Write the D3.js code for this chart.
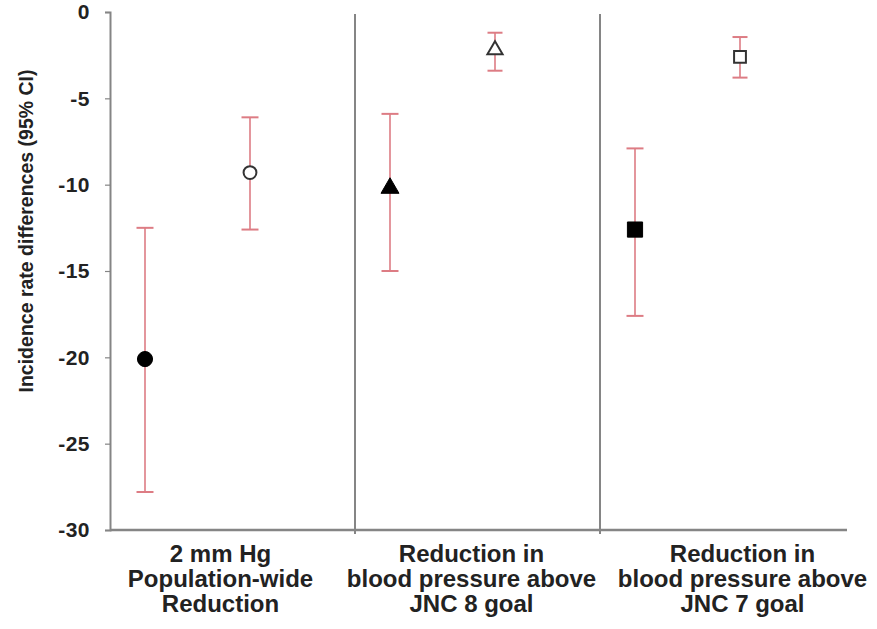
<!DOCTYPE html>
<html><head><meta charset="utf-8">
<script src="https://cdn.jsdelivr.net/npm/d3@7"></script>
<style>body{margin:0;background:#fff}svg{display:block}text{font-family:"Liberation Sans",Arial,sans-serif;font-weight:bold;fill:#222}</style>
</head><body>
<script>
const groups = ["g1","g2","g3"];
const groupLabels = [
  ["2 mm Hg","Population-wide","Reduction"],
  ["Reduction in","blood pressure above","JNC 8 goal"],
  ["Reduction in","blood pressure above","JNC 7 goal"]
];
const kinds = ["filled","open"];
const shapes = ["circle","circle","triangle","triangle","square","square"];
const pointGroup = ["g1","g1","g2","g2","g3","g3"];
const pointKind = ["filled","open","filled","open","filled","open"];
const estimates = [-20.1,-9.3,-10.2,-2.2,-12.6,-2.6];
const lowerCI   = [-27.8,-12.6,-15.0,-3.4,-17.6,-3.8];
const upperCI   = [-12.5,-6.1,-5.9,-1.2,-7.9,-1.45];
const yTicks = [0,-5,-10,-15,-20,-25,-30];
const yTitle = "Incidence rate differences (95% CI)";

(function(){
const W=877,H=629;
const svg=d3.select("body").append("svg").attr("width",W).attr("height",H);
const mL=110,mR=845,mT=12,mB=530;
const x=d3.scaleBand().domain(groups).range([mL,mR]).padding(0);
const xs=d3.scalePoint().domain(kinds).range([35,140]);
const y=d3.scaleLinear().domain([-30,0]).range([mB,mT]);
const axisCol="#858585", errCol="#dd7c84", textCol="#1e1e1e";

// y axis
const ya=svg.append("g").attr("transform",`translate(${mL},0)`)
  .call(d3.axisLeft(y).tickValues(yTicks).tickSize(5).tickPadding(15).tickFormat(d=>String(d)));
ya.select(".domain").attr("stroke",axisCol).attr("stroke-width",2);
ya.selectAll(".tick line").attr("stroke",axisCol).attr("stroke-width",1.2);
ya.selectAll(".tick text").attr("font-size",21).attr("font-family","Liberation Sans, Arial, sans-serif")
  .attr("font-weight","bold").attr("fill",textCol).attr("letter-spacing","0.5");

// x axis line
svg.append("line").attr("x1",mL).attr("x2",mR+2).attr("y1",mB).attr("y2",mB)
  .attr("stroke",axisCol).attr("stroke-width",2.5);
// separators
groups.slice(1).forEach(g=>{
  svg.append("line").attr("x1",x(g)).attr("x2",x(g)).attr("y1",mT+2).attr("y2",mB+4)
    .attr("stroke",axisCol).attr("stroke-width",2);
});

// y title
svg.append("text").attr("transform",`translate(33,231) rotate(-90)`)
  .attr("text-anchor","middle").attr("font-size",19.5).attr("fill",textCol).text(yTitle);

// x labels
const labelShift=[-12,-6,20];
groups.forEach((g,i)=>{
  const t=svg.append("text").attr("text-anchor","middle").attr("font-size",24).attr("fill",textCol);
  groupLabels[i].forEach((ln,j)=>{
    t.append("tspan").attr("x",x(g)+x.bandwidth()/2+labelShift[i]).attr("y",562+j*25).text(ln);
  });
});

// error bars & points
const data=estimates.map((v,i)=>({v,lo:lowerCI[i],hi:upperCI[i],g:pointGroup[i],k:pointKind[i],s:shapes[i]}));
const px=d=>x(d.g)+xs(d.k);
const capW=d=>(d.hi-d.lo)<4?15:17;
const eg=svg.append("g");
data.forEach(d=>{
  const cx=px(d), w=capW(d)/2;
  eg.append("line").attr("x1",cx).attr("x2",cx).attr("y1",y(d.hi)).attr("y2",y(d.lo)).attr("stroke",errCol).attr("stroke-width",1.6);
  eg.append("line").attr("x1",cx-w).attr("x2",cx+w).attr("y1",y(d.hi)).attr("y2",y(d.hi)).attr("stroke",errCol).attr("stroke-width",2);
  eg.append("line").attr("x1",cx-w).attr("x2",cx+w).attr("y1",y(d.lo)).attr("y2",y(d.lo)).attr("stroke",errCol).attr("stroke-width",2);
});
const symType={circle:d3.symbolCircle,triangle:d3.symbolTriangle,square:d3.symbolSquare};
const symSize={circle:180,triangle:140,square:230};
const symSizeOpen={circle:130,triangle:100,square:140};
data.forEach(d=>{
  const open=d.k==="open";
  svg.append("path").attr("d",d3.symbol().type(symType[d.s]).size(open?symSizeOpen[d.s]:symSize[d.s])())
    .attr("transform",`translate(${px(d)},${y(d.v)})`)
    .attr("fill",open?"#fff":"#000").attr("stroke",open?"#333":"#000").attr("stroke-width",open?2:1);
});
})();
</script>
</body></html>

* * *

Pictures are to be left out; repeat all the remaining data exactly.

**Final result**
Write the D3.js code for this chart.
<!DOCTYPE html>
<html><head><meta charset="utf-8">
<script src="https://cdn.jsdelivr.net/npm/d3@7"></script>
<style>body{margin:0;background:#fff}svg{display:block}text{font-family:"Liberation Sans",Arial,sans-serif;font-weight:bold;fill:#222}</style>
</head><body>
<script>
const groups = ["g1","g2","g3"];
const groupLabels = [
  ["2 mm Hg","Population-wide","Reduction"],
  ["Reduction in","blood pressure above","JNC 8 goal"],
  ["Reduction in","blood pressure above","JNC 7 goal"]
];
const kinds = ["filled","open"];
const shapes = ["circle","circle","triangle","triangle","square","square"];
const pointGroup = ["g1","g1","g2","g2","g3","g3"];
const pointKind = ["filled","open","filled","open","filled","open"];
const estimates = [-20.1,-9.3,-10.2,-2.2,-12.6,-2.6];
const lowerCI   = [-27.8,-12.6,-15.0,-3.4,-17.6,-3.8];
const upperCI   = [-12.5,-6.1,-5.9,-1.2,-7.9,-1.45];
const yTicks = [0,-5,-10,-15,-20,-25,-30];
const yTitle = "Incidence rate differences (95% CI)";

(function(){
const W=877,H=629;
const svg=d3.select("body").append("svg").attr("width",W).attr("height",H);
const mL=110,mR=845,mT=12,mB=530;
const x=d3.scaleBand().domain(groups).range([mL,mR]).padding(0);
const xs=d3.scalePoint().domain(kinds).range([35,140]);
const y=d3.scaleLinear().domain([-30,0]).range([mB,mT]);
const axisCol="#858585", errCol="#dd7c84", textCol="#1e1e1e";

// y axis
const ya=svg.append("g").attr("transform",`translate(${mL},0)`)
  .call(d3.axisLeft(y).tickValues(yTicks).tickSize(5).tickPadding(15).tickFormat(d=>String(d)));
ya.select(".domain").attr("stroke",axisCol).attr("stroke-width",2);
ya.selectAll(".tick line").attr("stroke",axisCol).attr("stroke-width",1.2);
ya.selectAll(".tick text").attr("font-size",21).attr("font-family","Liberation Sans, Arial, sans-serif")
  .attr("font-weight","bold").attr("fill",textCol).attr("letter-spacing","0.5");

// x axis line
svg.append("line").attr("x1",mL).attr("x2",mR+2).attr("y1",mB).attr("y2",mB)
  .attr("stroke",axisCol).attr("stroke-width",2.5);
// separators
groups.slice(1).forEach(g=>{
  svg.append("line").attr("x1",x(g)).attr("x2",x(g)).attr("y1",mT+2).attr("y2",mB+4)
    .attr("stroke",axisCol).attr("stroke-width",2);
});

// y title
svg.append("text").attr("transform",`translate(33,231) rotate(-90)`)
  .attr("text-anchor","middle").attr("font-size",19.5).attr("fill",textCol).text(yTitle);

// x labels
const labelShift=[-12,-6,20];
groups.forEach((g,i)=>{
  const t=svg.append("text").attr("text-anchor","middle").attr("font-size",24).attr("fill",textCol);
  groupLabels[i].forEach((ln,j)=>{
    t.append("tspan").attr("x",x(g)+x.bandwidth()/2+labelShift[i]).attr("y",562+j*25).text(ln);
  });
});

// error bars & points
const data=estimates.map((v,i)=>({v,lo:lowerCI[i],hi:upperCI[i],g:pointGroup[i],k:pointKind[i],s:shapes[i]}));
const px=d=>x(d.g)+xs(d.k);
const capW=d=>(d.hi-d.lo)<4?15:17;
const eg=svg.append("g");
data.forEach(d=>{
  const cx=px(d), w=capW(d)/2;
  eg.append("line").attr("x1",cx).attr("x2",cx).attr("y1",y(d.hi)).attr("y2",y(d.lo)).attr("stroke",errCol).attr("stroke-width",1.6);
  eg.append("line").attr("x1",cx-w).attr("x2",cx+w).attr("y1",y(d.hi)).attr("y2",y(d.hi)).attr("stroke",errCol).attr("stroke-width",2);
  eg.append("line").attr("x1",cx-w).attr("x2",cx+w).attr("y1",y(d.lo)).attr("y2",y(d.lo)).attr("stroke",errCol).attr("stroke-width",2);
});
const symType={circle:d3.symbolCircle,triangle:d3.symbolTriangle,square:d3.symbolSquare};
const symSize={circle:180,triangle:140,square:230};
const symSizeOpen={circle:130,triangle:100,square:140};
data.forEach(d=>{
  const open=d.k==="open";
  svg.append("path").attr("d",d3.symbol().type(symType[d.s]).size(open?symSizeOpen[d.s]:symSize[d.s])())
    .attr("transform",`translate(${px(d)},${y(d.v)})`)
    .attr("fill",open?"#fff":"#000").attr("stroke",open?"#333":"#000").attr("stroke-width",open?2:1);
});
})();
</script>
</body></html>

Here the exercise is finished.